• _Task_:
From the entries below, print exactly the span beginning with the line holding "What seaborn and" and ending with the line holding "from matplotlib.ticker import LogLocator, NullFormatter", endpoints included, and skip any pictures.

• _Provided records_:
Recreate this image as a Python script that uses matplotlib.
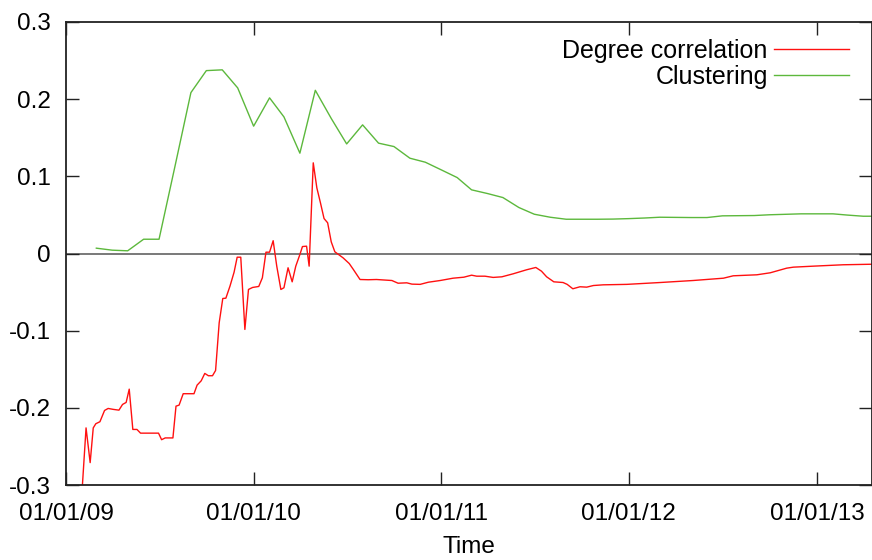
import matplotlib
matplotlib.use('Agg')
import matplotlib.pyplot as plt
import matplotlib.dates as mdates
from matplotlib.ticker import FuncFormatter
import pandas as pd

plt.rcParams['font.family'] = ['Liberation Sans', 'DejaVu Sans']
plt.rcParams['axes.unicode_minus'] = False

# Degree correlation: dias desde 01/01/09 e valor
dc_dias = [31, 39, 47, 53, 58, 66, 75, 82, 92, 103, 110, 117, 123, 130, 138, 145,
           180, 186, 193, 208, 214, 220, 228, 249, 255, 263, 270, 277, 285, 291,
           298, 305, 311, 319, 327, 333, 340, 348, 355, 363, 375, 382, 389, 396,
           403, 410, 418, 424, 432, 440, 447, 455, 460, 468, 473, 481, 488, 495,
           502, 509, 516, 523, 539, 551, 559, 572, 588, 604, 634, 646, 663, 673,
           689, 705, 728, 753, 774, 789, 799, 815, 831, 848, 870, 896, 914, 925,
           935, 949, 967, 975, 986, 1000, 1013, 1026, 1045, 1091, 1156, 1220,
           1279, 1298, 1344, 1370, 1402, 1415, 1454, 1512, 1568]
dc_valor = [-0.31, -0.226, -0.271, -0.226, -0.2206, -0.218, -0.2034, -0.2008,
            -0.202, -0.203, -0.1956, -0.193, -0.1758, -0.228, -0.228, -0.2328,
            -0.2328, -0.2413, -0.239, -0.239, -0.1978, -0.1965, -0.1817, -0.1817,
            -0.1706, -0.165, -0.1554, -0.1584, -0.1584, -0.1516, -0.0898, -0.0583,
            -0.0579, -0.0423, -0.0242, -0.0048, -0.0048, -0.0984, -0.0466, -0.044,
            -0.0427, -0.0315, 0.0017, 0.0017, 0.0166, -0.0164, -0.0466, -0.0444,
            -0.0185, -0.0367, -0.0164, -0.0013, 0.009, 0.0095, -0.0164, 0.1175,
            0.085, 0.0657, 0.0453, 0.0398, 0.0151, 0.0022, -0.0056, -0.013,
            -0.0207, -0.0337, -0.034, -0.0337, -0.035, -0.0385, -0.038, -0.0397,
            -0.040, -0.0372, -0.035, -0.032, -0.0307, -0.0281, -0.0294, -0.0294,
            -0.031, -0.0302, -0.0263, -0.0211, -0.0181, -0.0229, -0.0302, -0.0367,
            -0.0376, -0.040, -0.0457, -0.0431, -0.0436, -0.0415, -0.0406, -0.040,
            -0.0376, -0.035, -0.032, -0.0289, -0.0276, -0.025, -0.019, -0.0177,
            -0.0164, -0.0146, -0.0139]

# Clustering: um ponto por mes, a partir de marco/2009
cl_inicio = '2009-03-01'
cl_valor = [0.0069, 0.0043, 0.0035, 0.0185, 0.0185, 0.113, 0.2085, 0.237, 0.238,
            0.2146, 0.165, 0.2017, 0.177, 0.130, 0.2115, 0.175, 0.142, 0.1667,
            0.143, 0.1386, 0.1235, 0.1183, 0.1084, 0.0984, 0.0825, 0.0777, 0.0725,
            0.0596, 0.0509, 0.047, 0.0444, 0.0444, 0.0444, 0.0446, 0.0452, 0.046,
            0.047, 0.0468, 0.0466, 0.0466, 0.0488, 0.049, 0.0492, 0.0502, 0.0508,
            0.0514, 0.0514, 0.0514, 0.0498, 0.0483, 0.0483]

inicio = pd.Timestamp('2009-01-01')
dc_datas = inicio + pd.to_timedelta(dc_dias, unit='D')
cl_datas = pd.date_range(cl_inicio, periods=len(cl_valor), freq='MS')

fig = plt.figure(figsize=(8.72, 5.6), dpi=100)
ax = fig.add_axes([66 / 872, 75 / 560, 806 / 872, 463 / 560])

ax.axhline(0, color='#555555', lw=1.1, zorder=1)
ax.plot(dc_datas, dc_valor, color='#ff1010', lw=1.0, label='Degree correlation')
ax.plot(cl_datas, cl_valor, color='#5cb83c', lw=1.0, label='Clustering')

ax.set_xlim(inicio, inicio + pd.Timedelta(days=1568))
ax.set_ylim(-0.3, 0.3)
ax.set_yticks([-0.3, -0.2, -0.1, 0, 0.1, 0.2, 0.3])
ax.yaxis.set_major_formatter(FuncFormatter(lambda v, p: '%g' % round(v, 2)))
ax.xaxis.set_major_locator(mdates.YearLocator())
ax.xaxis.set_major_formatter(mdates.DateFormatter('%m/%d/%y'))

ax.tick_params(direction='in', top=True, right=True, length=9.5, width=1.0,
               labelsize=17.5, color='#222222')
ax.tick_params(axis='x', pad=13)
ax.tick_params(axis='y', pad=11)
for s in ax.spines.values():
    s.set_linewidth(1.3)
    s.set_color('#222222')

ax.set_xlabel('Time', fontsize=17.5, labelpad=8)

ax.legend(loc='upper right', bbox_to_anchor=(0.9715, 0.963), frameon=False,
          markerfirst=False, handlelength=3.0, handletextpad=0.25,
          borderaxespad=0, borderpad=0, labelspacing=0.08, fontsize=18)

fig.savefig('out.png', dpi=100)
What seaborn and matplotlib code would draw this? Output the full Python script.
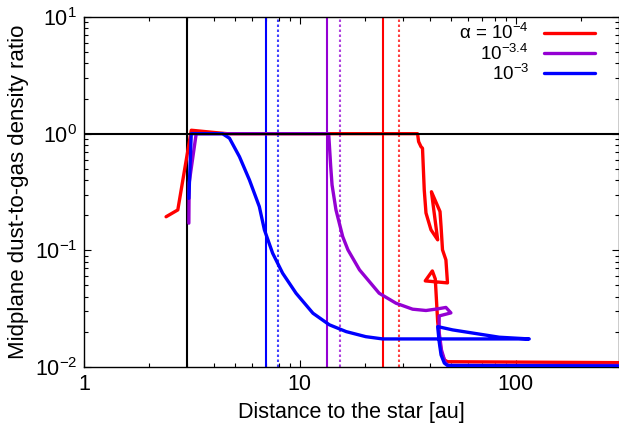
import matplotlib
matplotlib.use("Agg")
import matplotlib.pyplot as plt
import seaborn as sns
import pandas as pd
from matplotlib.ticker import LogLocator, NullFormatter

# ---- data ----
red_r = [2.40, 2.72, 3.14, 3.31, 4.09, 4.6, 35.1, 35.5, 36.4, 37.0, 37.7, 38.4, 40.5, 43.5,
         40.7, 44.6, 45.1, 45.8, 47.5, 48.3, 38.1, 41.1, 42.4, 43.5, 45.1, 46.7, 48.3, 300]
red_y = [0.194, 0.222, 1.07, 1.06, 1.02, 1.0, 1.0, 0.854, 0.774, 0.750, 0.329, 0.209, 0.150, 0.123,
         0.318, 0.215, 0.160, 0.101, 0.0828, 0.0526, 0.0547, 0.0666, 0.0569, 0.0245, 0.0136, 0.0115, 0.0111, 0.0109]

purple_r = [3.06, 3.07, 3.31, 13.6, 13.9, 14.1, 14.7, 15.8, 16.7, 18.9, 23.3, 27.9, 33.3, 38.4,
            43.5, 47.5, 50.1, 44.2, 44.2, 45.3, 47.1, 48.6, 300]
purple_y = [0.171, 0.378, 1.0, 1.0, 0.521, 0.363, 0.222, 0.131, 0.101, 0.068, 0.0429, 0.0352, 0.0313, 0.0305,
            0.0315, 0.0324, 0.0291, 0.0274, 0.0198, 0.014, 0.0110, 0.0103, 0.0103]

blue_r = [3.06, 3.14, 4.38, 4.72, 5.25, 5.84, 6.49, 6.85, 7.48, 8.32, 9.60, 11.5, 13.7, 16.4, 20.2, 24.2,
          115.5, 83.9, 51.0, 43.5, 44.2, 45.1, 46.7, 48.3, 300]
blue_y = [0.279, 1.0, 1.0, 0.914, 0.635, 0.401, 0.237, 0.150, 0.0945, 0.0637, 0.0429, 0.0289, 0.0230, 0.0201,
          0.0182, 0.0174, 0.0174, 0.0180, 0.0208, 0.0222, 0.0165, 0.0127, 0.0108, 0.0103, 0.0102]

labels = [r"$\alpha$ = 10$^{-4}$", r"10$^{-3.4}$", r"10$^{-3}$"]
colors = ["#ff0000", "#9400d3", "#0000ff"]

# vertical reference lines
snow_solid = [24.4, 13.4, 7.0]
snow_dotted = [28.9, 15.3, 7.9]
inner_edge = 3.0
unity = 1.0

xticks = [1, 10, 100]
xticklabels = ["1", "10", "100"]

# ---- style ----
sns.set_style("ticks", {"axes.edgecolor": "black", "text.color": "black",
                        "axes.labelcolor": "black", "xtick.color": "black", "ytick.color": "black"})
plt.rcParams["font.family"] = ["Liberation Sans", "DejaVu Sans"]
plt.rcParams["mathtext.fontset"] = "custom"
plt.rcParams["mathtext.rm"] = "Liberation Sans"
plt.rcParams["mathtext.it"] = "Liberation Sans:italic"
plt.rcParams["mathtext.default"] = "regular"

fig = plt.figure(figsize=(6.19, 4.41), dpi=100)
ax = fig.add_axes([84 / 619, 74 / 441, 0.9995 - 84 / 619, 350 / 441])

series = [(red_r, red_y), (purple_r, purple_y), (blue_r, blue_y)]
for (r, y), lab, c in zip(series, labels, colors):
    df = pd.DataFrame({"r": r, "ratio": y})
    sns.lineplot(data=df, x="r", y="ratio", sort=False, estimator=None, color=c,
                 lw=2.4, ax=ax, label=lab, zorder=3)

for xs, xd, c in zip(snow_solid, snow_dotted, colors):
    ax.axvline(xs, color=c, lw=1.5, zorder=2)
    ax.axvline(xd, color=c, lw=1.5, ls=(0, (1.2, 1.2)), alpha=0.75, zorder=2)
ax.axvline(inner_edge, color="black", lw=1.5, zorder=2)
ax.axhline(unity, color="black", lw=1.5, zorder=4)

ax.set_xscale("log")
ax.set_yscale("log")
ax.set_xlim(1, 300)
ax.set_ylim(1e-2, 10)
ax.set_xticks(xticks)
ax.set_xticklabels(xticklabels)
ax.xaxis.set_minor_locator(LogLocator(base=10, subs=range(2, 10), numticks=20))
ax.xaxis.set_minor_formatter(NullFormatter())
ax.yaxis.set_minor_locator(LogLocator(base=10, subs=range(2, 10), numticks=20))
ax.yaxis.set_minor_formatter(NullFormatter())
ax.tick_params(which="both", direction="in", top=True, right=True, labelsize=15.5, pad=5,
               width=0.8, colors="black")
ax.tick_params(which="major", length=5)
ax.tick_params(which="minor", length=3)
for s in ax.spines.values():
    s.set_linewidth(1.0)
    s.set_color("black")

ax.set_xlabel("Distance to the star [au]", fontsize=15.5, labelpad=5, color="black")
ax.set_ylabel("Midplane dust-to-gas density ratio", fontsize=16, labelpad=4, color="black")

leg = ax.legend(loc="upper right", bbox_to_anchor=(0.955, 0.982), frameon=False, markerfirst=False,
                fontsize=13.5, handlelength=2.7, handletextpad=0.8, labelspacing=0.0,
                borderpad=0, borderaxespad=0)
leg.set_zorder(10)
for line in leg.get_lines():
    line.set_linewidth(2.4)
for t in leg.get_texts():
    t.set_color("black")

fig.savefig("out.png", dpi=100)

• _Response for this exercise_:
What seaborn and matplotlib code would draw this? Output the full Python script.
import matplotlib
matplotlib.use("Agg")
import matplotlib.pyplot as plt
import seaborn as sns
import pandas as pd
from matplotlib.ticker import LogLocator, NullFormatter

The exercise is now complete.